The Indian unit of global beverage maker Coca Cola may have to shut down some of its bottling plants if the government implements a proposal that seeks to impose a 40 per cent “sin” tax, the company said in a statement today.
The proposed move is part of the national Goods and Services Tax (GST) that the government is trying to push through Parliament.
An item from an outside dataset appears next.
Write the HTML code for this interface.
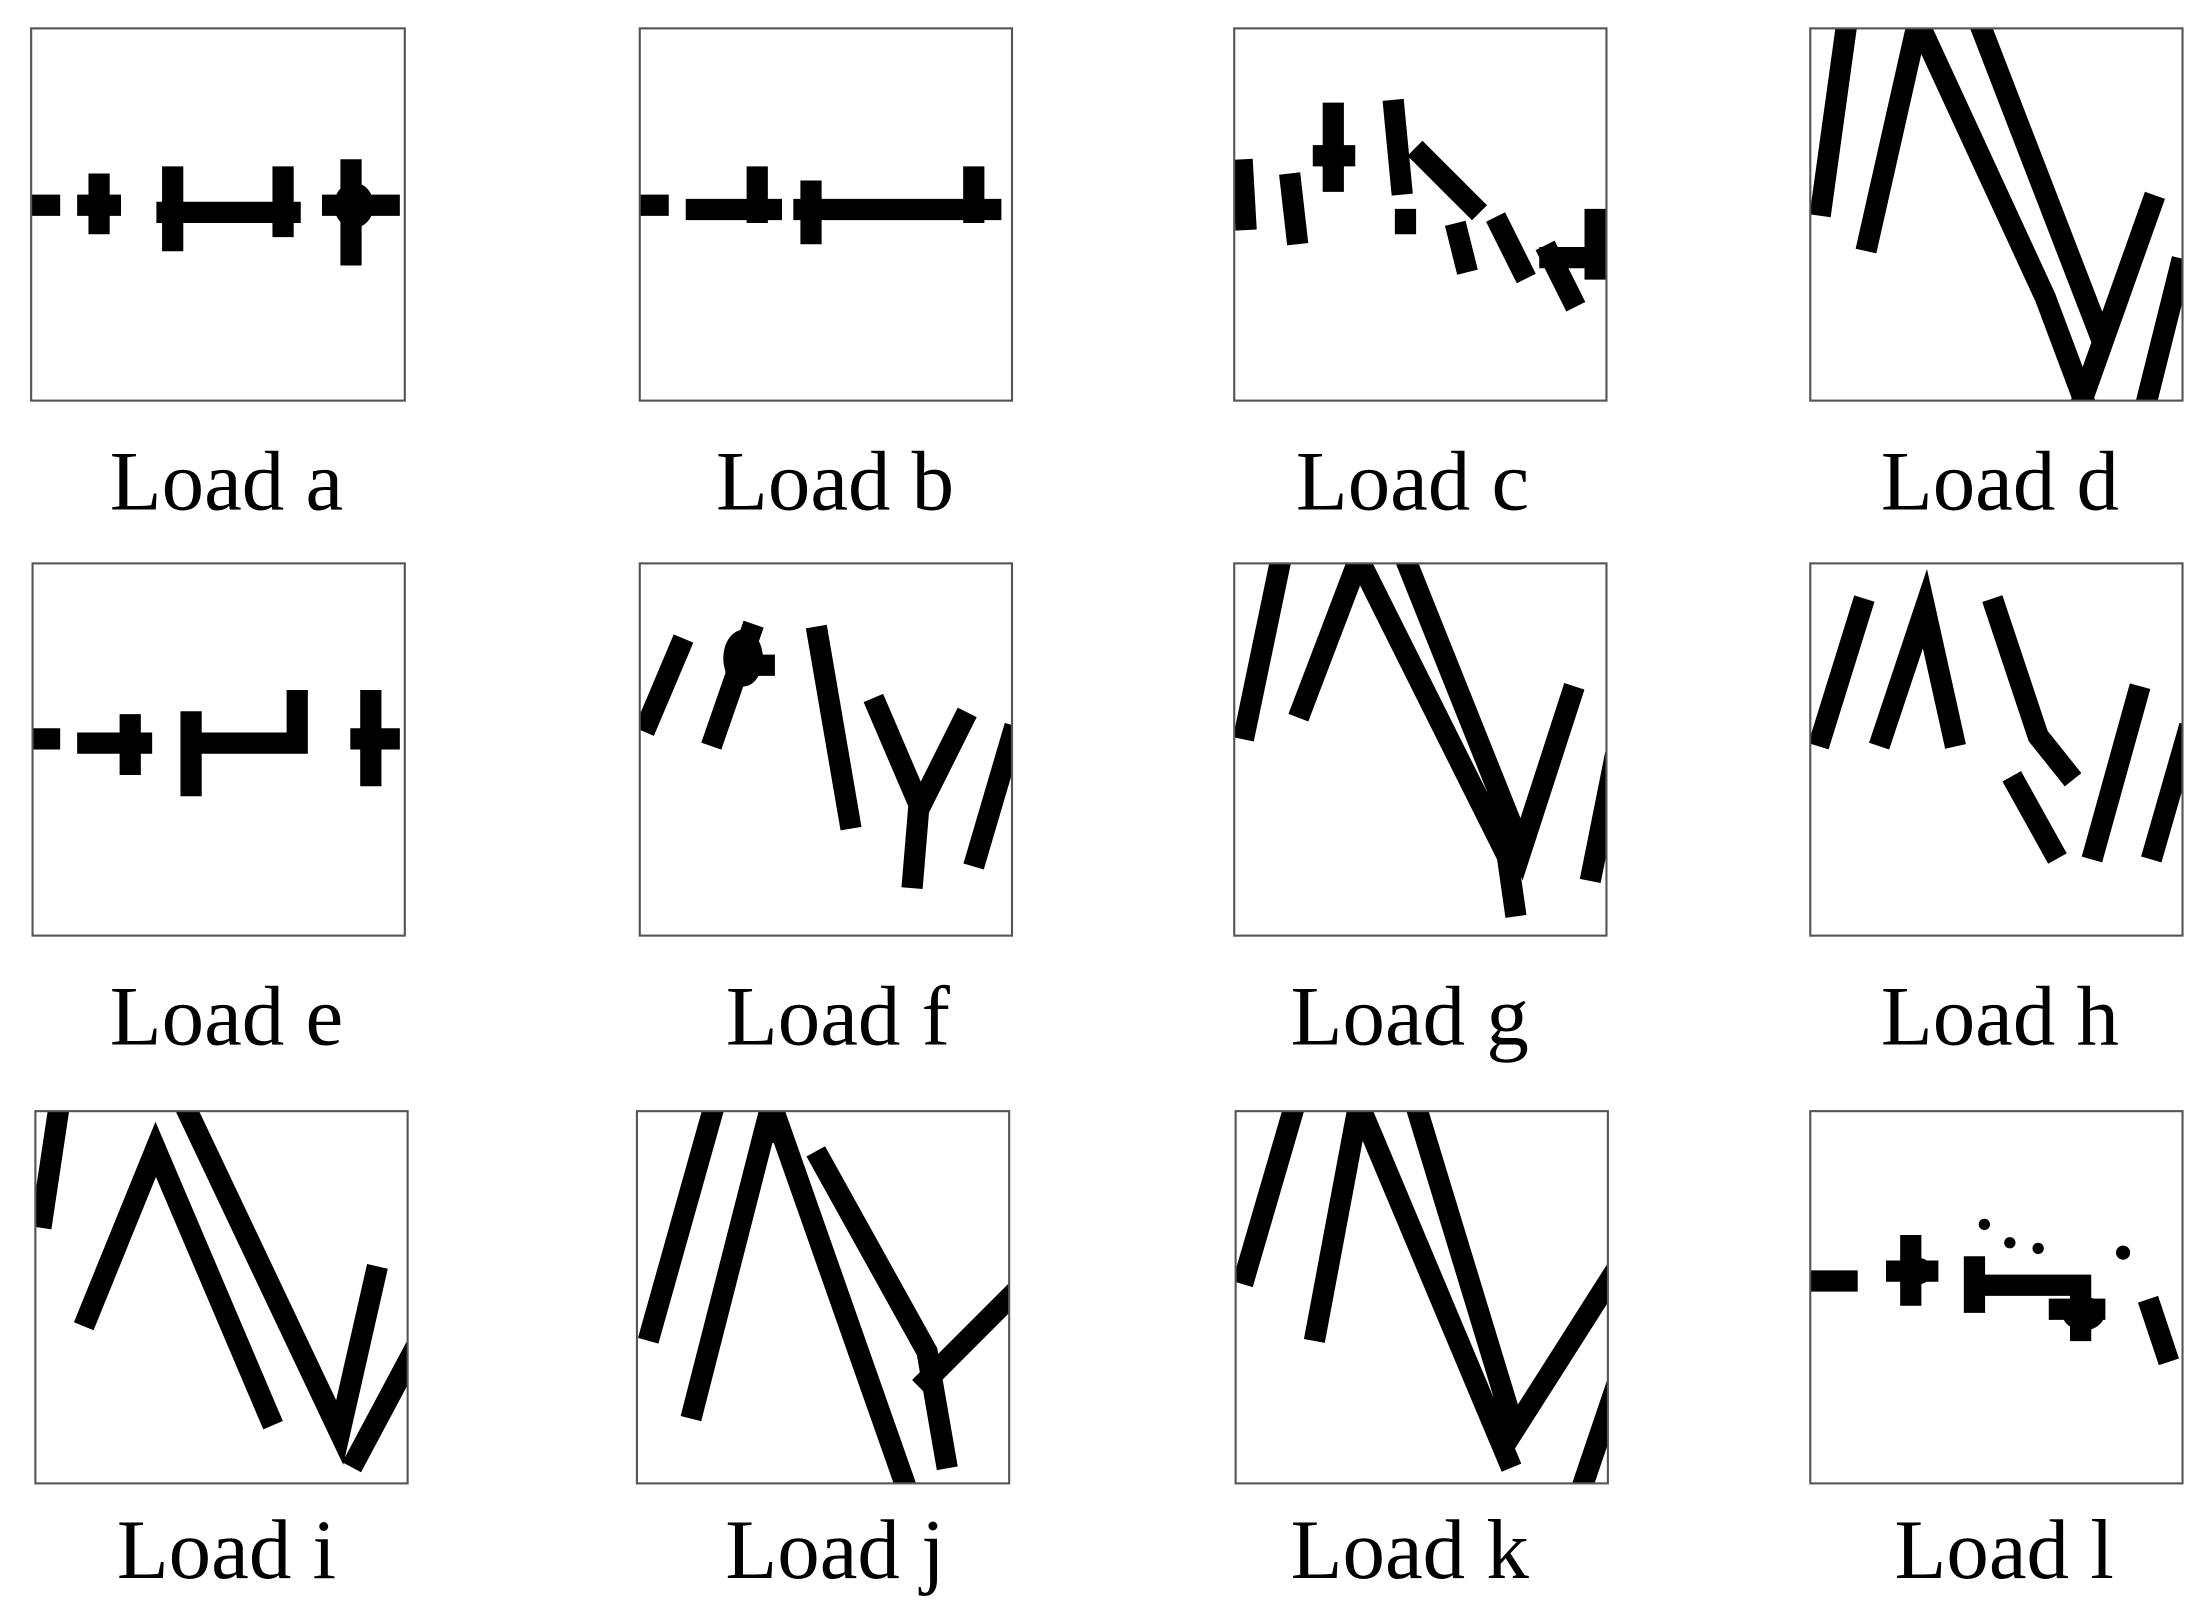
<!DOCTYPE html>
<html><head><meta charset="utf-8"><style>
html,body{margin:0;padding:0;background:#fff;}
svg{display:block;}
</style></head><body>
<svg width="2208" height="1608" viewBox="0 0 1560 1136" xmlns="http://www.w3.org/2000/svg">
<defs><clipPath id="bx">
<rect x="22" y="20" width="264" height="263"/><rect x="452" y="20" width="263" height="263"/><rect x="872" y="20" width="263" height="263"/><rect x="1279" y="20" width="263" height="263"/>
<rect x="23" y="398" width="263" height="263"/><rect x="452" y="398" width="263" height="263"/><rect x="872" y="398" width="263" height="263"/><rect x="1279" y="398" width="263" height="263"/>
<rect x="25" y="785" width="263" height="263"/><rect x="450" y="785" width="263" height="263"/><rect x="873" y="785" width="263" height="263"/><rect x="1279" y="785" width="263" height="263"/>
</clipPath></defs>
<g clip-path="url(#bx)">
<g fill="none" stroke="#000" stroke-width="15" stroke-linecap="square" stroke-linejoin="miter">
<path d="M20 145H35 M62 145H78 M70 130V158 M118 150H205 M122 125V170 M200 125V160 M235 145H275 M248 120V180"/>
<path d="M450 145H465 M492 148H545 M535 125V150 M568 148H700 M573 135V165 M688 125V150"/>
<path d="M878 120L880 155 M912 130L916 165 M935 110H950 M942 80V128 M985 78L990 130 M1005 110L1010 115 M1020 125L1025 130 M1035 140L1040 145 M993 155V158 M1030 165L1035 185 M1060 160L1075 190 M1095 180L1110 210 M1095 182H1128 M1127 155V190"/>
<path d="M1287 145L1305 15 M1320 170L1355 15L1445 210L1475 290 M1398 15L1483 235 M1472 280L1520 145 M1515 290L1540 190"/>
<path d="M20 522H35 M62 525H100 M92 512V540 M135 525H210 M135 510V555 M210 495V525 M255 522H275 M262 495V548"/>
<path d="M458 510L480 458 M505 520L530 448 M520 470H540 M578 450L600 578 M620 500L650 570L680 510 M650 560L645 620 M690 605L715 520"/>
<path d="M880 515L905 395 M920 500L960 395L1065 605L1070 640 M993 395L1075 600L1110 492 M1125 615L1140 540"/>
<path d="M1287 520L1315 430 M1330 520L1360 430L1380 520 M1410 430L1440 520L1460 545 M1425 555L1450 600 M1480 600L1510 492 M1522 600L1545 520"/>
<path d="M30 860L42 780 M62 930L110 812L190 1000 M130 780L240 1012L265 902 M252 1030L292 955"/>
<path d="M460 940L505 780 M490 995L545 780L640 1050 M580 820L655 955L668 1030 M655 975L720 910 M545 780V800"/>
<path d="M880 900L915 780 M930 940L960 780L1065 1030 M1000 780L1070 1010L1140 900 M1118 1050L1140 985"/>
<path d="M1278 905H1305 M1340 898H1362 M1350 880V915 M1395 908H1470 M1395 895V920 M1455 925H1480 M1470 910V940 M1520 925L1530 955"/>
</g>
<g fill="#000">
<circle cx="1402" cy="865" r="4"/><circle cx="1420" cy="878" r="4"/><circle cx="1440" cy="882" r="4"/><circle cx="1500" cy="885" r="5"/>
<ellipse cx="1352" cy="898" rx="14" ry="10"/><ellipse cx="1472" cy="928" rx="15" ry="12"/>
<ellipse cx="250" cy="145" rx="14" ry="16"/><ellipse cx="525" cy="465" rx="14" ry="20"/>
</g>
</g>
<g fill="none" stroke="#555" stroke-width="1.5">
<rect x="22" y="20" width="264" height="263"/><rect x="452" y="20" width="263" height="263"/><rect x="872" y="20" width="263" height="263"/><rect x="1279" y="20" width="263" height="263"/>
<rect x="23" y="398" width="263" height="263"/><rect x="452" y="398" width="263" height="263"/><rect x="872" y="398" width="263" height="263"/><rect x="1279" y="398" width="263" height="263"/>
<rect x="25" y="785" width="263" height="263"/><rect x="450" y="785" width="263" height="263"/><rect x="873" y="785" width="263" height="263"/><rect x="1279" y="785" width="263" height="263"/>
</g>
<g font-family="'Liberation Serif',serif" font-size="60" text-anchor="middle" fill="#000">
<text x="160" y="360">Load a</text><text x="590" y="360">Load b</text><text x="998" y="360">Load c</text><text x="1413" y="360">Load d</text>
<text x="160" y="738">Load e</text><text x="592" y="738">Load f</text><text x="996" y="738">Load g</text><text x="1413" y="738">Load h</text>
<text x="160" y="1115">Load i</text><text x="590" y="1115">Load j</text><text x="996" y="1115">Load k</text><text x="1416" y="1115">Load l</text>
</g>
</svg>
</body></html>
A government-appointed panel examining the GST has suggested a standard rate of 17 per cent to 18 per cent, and a higher tax of 40 per cent on some goods including the carbonated drinks Coca-Cola sells.
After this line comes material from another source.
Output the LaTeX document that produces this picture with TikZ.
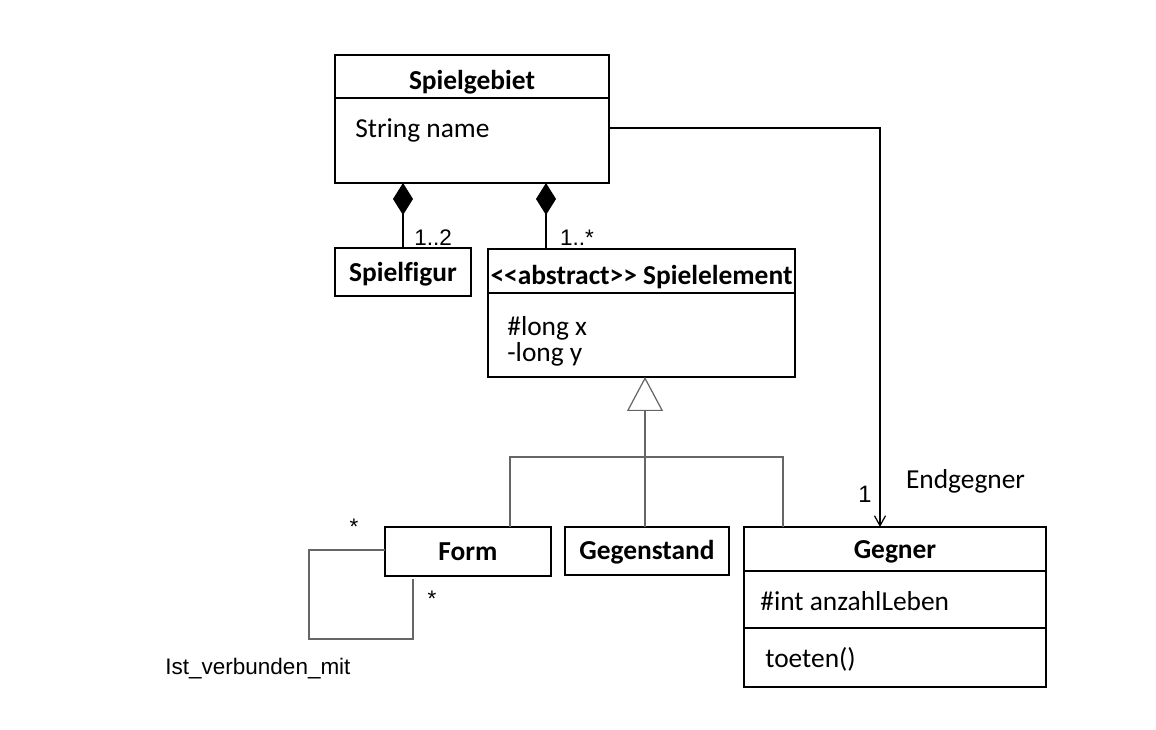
\documentclass[tikz,border=0pt]{standalone}
\usepackage{fontspec}
\newfontfamily\calib{Carlito}[Ligatures=NoCommon]
\newfontfamily\arialf{Liberation Sans}
\usetikzlibrary{arrows.meta}
\usetikzlibrary{calc}
\tikzset{
  klasse/.style={draw, line width=0.8pt, inner sep=0pt, outer sep=0pt},
  txt/.style={inner sep=0pt, font=\calib\fontsize{15.6}{18}\selectfont},
  bold/.style={txt, font=\calib\fontsize{15.6}{18}\selectfont\bfseries},
  mult/.style={inner sep=0pt, font=\arialf\fontsize{12.8}{15}\selectfont},
  komp/.style={line width=0.7pt, {Diamond[length=0.64cm,width=0.4cm]}-},
  vererb/.style={line width=0.7pt, black!60},
  assoz/.style={line width=0.7pt, -{Straight Barb[length=0.2cm,width=0.22cm]}}
}
\begin{document}
\begin{tikzpicture}[x=0.02cm,y=-0.02cm]
\useasboundingbox (0,0) rectangle (1156,730);

\node[klasse, minimum width=5.48cm, minimum height=2.56cm] (gebiet) at (472,119) {}; %Spielgebiet
\draw[line width=0.8pt] (gebiet.west |- 0,98) -- (gebiet.east |- 0,98);
\node[bold] (gebiettitel) at (472,82) {Spielgebiet};
\node[txt, anchor=west] (gebietname) at (355,130) {String name};

\node[klasse, minimum width=2.72cm, minimum height=0.96cm] (figur) at (403,272) {}; %Spielfigur
\node[bold] (figurtitel) at (403,274) {Spielfigur};

\node[klasse, minimum width=6.14cm, minimum height=2.56cm] (element) at (641.5,313) {}; %Spielelement
\draw[line width=0.8pt] (element.west |- 0,293) -- (element.east |- 0,293);
\node[bold] (elementtitel) at (641.5,277) {<<abstract>> Spielelement};
\node[txt, anchor=west] (elementx) at (507,328) {\#long x};
\node[txt, anchor=west] (elementy) at (507,354) {-long y};

\node[klasse, minimum width=3.32cm, minimum height=0.98cm] (form) at (468,551.5) {}; %Form
\node[bold] (formtitel) at (468,552) {Form};

\node[klasse, minimum width=3.28cm, minimum height=0.96cm] (gegenstand) at (647,551) {}; %Gegenstand
\node[bold] (gegenstandtitel) at (647,552) {Gegenstand};

\node[klasse, minimum width=6.04cm, minimum height=3.2cm] (gegner) at (895,607) {}; %Gegner
\draw[line width=0.8pt] (gegner.west |- 0,571) -- (gegner.east |- 0,571);
\draw[line width=0.8pt] (gegner.west |- 0,628) -- (gegner.east |- 0,628);
\node[bold] (gegnertitel) at (895,552) {Gegner};
\node[txt, anchor=west] (gegnerleben) at (760,601) {\#int anzahlLeben};
\node[txt, anchor=west] (gegnertoeten) at (765,659) {toeten()};

%Komposition
\coordinate (raute1) at (403,183);
\coordinate (raute2) at (546,183);
\draw[komp] (raute1) -- (raute1 |- figur.north);
\draw[komp] (raute2) -- (raute2 |- element.north);
\node[mult] (m12) at (433,238) {1..2};
\node[mult] (m1s) at (577,238) {1..*};

%Vererbung
\coordinate (mitte) at (645,457);
\coordinate (links) at (510,457);
\coordinate (rechts) at (783,457);
\draw[vererb, -{Triangle[open,length=0.68cm,width=0.72cm]}] (mitte) -- (mitte |- element.south);
\draw[vererb] (mitte) -- (mitte |- gegenstand.north);
\draw[vererb] (links |- form.north) -- (links) -- (rechts) -- (rechts |- gegner.north);

%Assoziation Endgegner
\coordinate (knick) at (880,128);
\draw[assoz] (gebiet.east |- knick) -- (knick) -- (knick |- gegner.north);
\node[mult, font=\arialf\fontsize{13.5}{16}\selectfont] (m1) at (865,494) {1};
\node[txt] (endgegner) at (965.5,481) {Endgegner};

%Ist_verbunden_mit
\coordinate (ecke1) at (309,550);
\coordinate (ecke2) at (413,639);
\coordinate (ende) at (413,579);
\draw[vererb] (form.west |- ecke1) -- (ecke1) -- (ecke1 |- ecke2) -- (ecke2) -- (ende);
\node[mult] (stern1) at (354,527) {*};
\node[mult] (stern2) at (432,599) {*};
\node[mult] (verbunden) at (258,669) {Ist\_verbunden\_mit};

\end{tikzpicture}
\end{document}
Coca Cola, which operates 57 factories and bottling plants across India, said a proposal to group sugary sodas with higher-taxed luxury cars and tobacco would hurt demand for its drinks. "It will lead to a sharp decline in consumer purchase," Coca-Cola India said in the statement.
"In these circumstances, we will have no option but to consider shutting down certain factories," the statement added.
While more than a fifth of India's population lives below the official poverty line, the country is home to the third-highest population of obese people after the United States and China.
Coca-Cola India, which employs 25,000 staff, said it is on course to invest $5 billion by 2020 as it looks to raise production to target a growing middle class.
Last year, the beverage maker was forced to halt production at one of its bottling plants in the country's north after it was accused of using excessive groundwater.